そんな眠気に対する方法も、行程を進めば、気休めにしかならなくなる。そうなると、アクセルの操作は乱雑になり、気づかぬうちに曲がった道に沿えるのかというスピードが出ていて、はっと意識が戻るという繰り返しに陥る。道は、無駄にただまっすぐだ。
「ダメだ……スノに届けるまでは……」
スノと、名前を出すと、意識がスノのことで隙間なく埋まっていく。そして、考えはじめてしまう。
「僕は、医者たちにあんなこと言った……けど、それって本当だったのかな……スノが大事だってことは間違いない……けど、僕は」
ネネルはこたえをもたない。
もう、言葉は眠気と戦う最後の呪文のようになっていた。それが途切れた時が、お前の終わりだと、大きく夜空に口を開けて笑う月に宣告されているようだ。
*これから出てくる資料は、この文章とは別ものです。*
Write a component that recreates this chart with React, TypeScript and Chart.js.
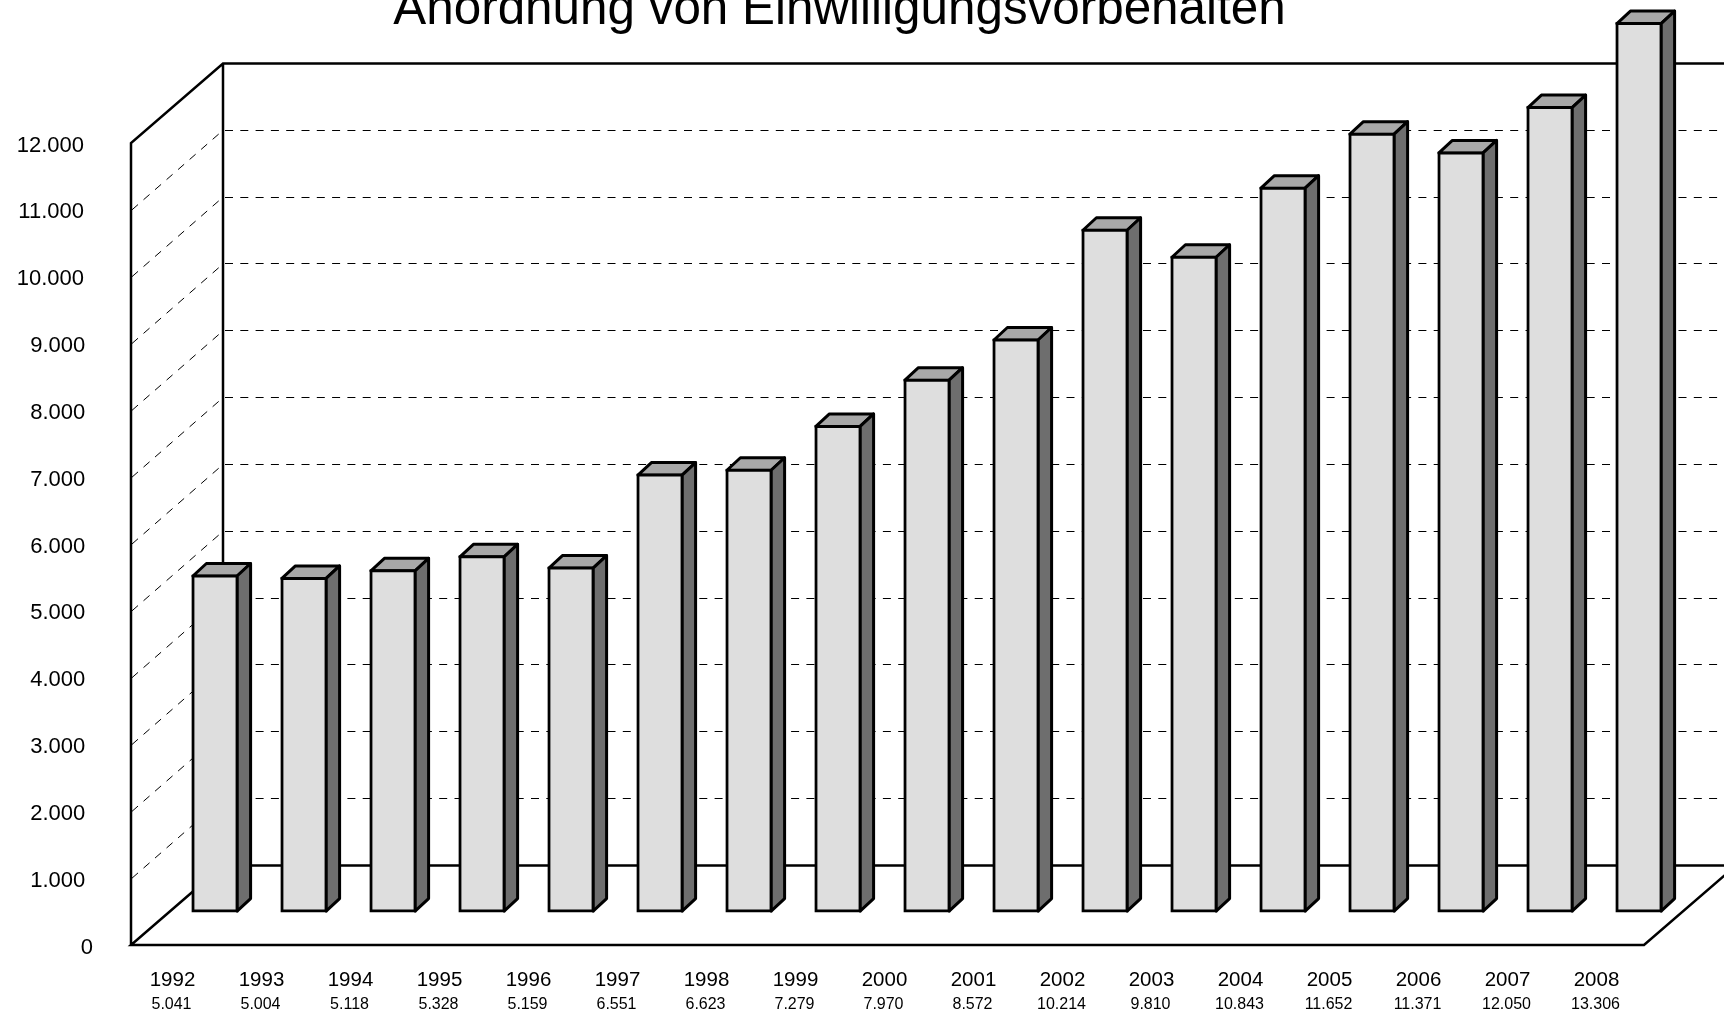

「理由……僕は大事にしてもらったから、大事に思ってるだけなのかな……自分に関係なく、誰でもない誰かなら、同じように思ったのかな……同じように、ここにいるのかな……」
一度陥った、眠りのような思考は、どんどんと体をむしばみ、茨のつたで身動きを奪おうとしてくる。
「僕が、島にも行かず……何にも知らないままだったら……」
呼吸する感覚で、まぶたが自然と閉じて、風景が途切れる時間が、わずかながら長くなっていく。
そして、初めて島へ行くとき、助手席でうたた寝をしたことを思い出す。
「僕は……何も知らなかったのかな……インスは……小さな頃、一緒に島を見たこと覚えてた……あの時、僕は……見たんだろ……インスには見えなかったけど……耳がある……女の子……」
夢と現実が入り交じり、意識の上では途切れ続ける風景が、見慣れたものへと、いつの間にか変わっていて、はっと目を見開いた。エンジンと排気音に混じり、懐かしい波音が耳へと忍んでくる。
「うん……そうだよ……」
故郷へと十年ぶりに帰るように、意識が駆り立てられる。車は町並みを抜け、橋の前になる。先はただ直線が島まで続くだけだ。
「人を……大切な人を救おうってするのに、理由をつけようなんて思うこと自体が間違ってるんだ……」
結論付いた心は、アクセルを気持ちよく踏み込ませ、車は橋へと進む。空は白み、昇り始めようとする太陽が、海の端を赤く色づける。清々しい朝の風景と、まだ夜が残る橋の道の狭間は、明暗あるこの世界そのもののようだった。
島のことを世界がどう思っているか、未だ夜に支配された闇が物語っているようで、唇を少し強く噛んだ。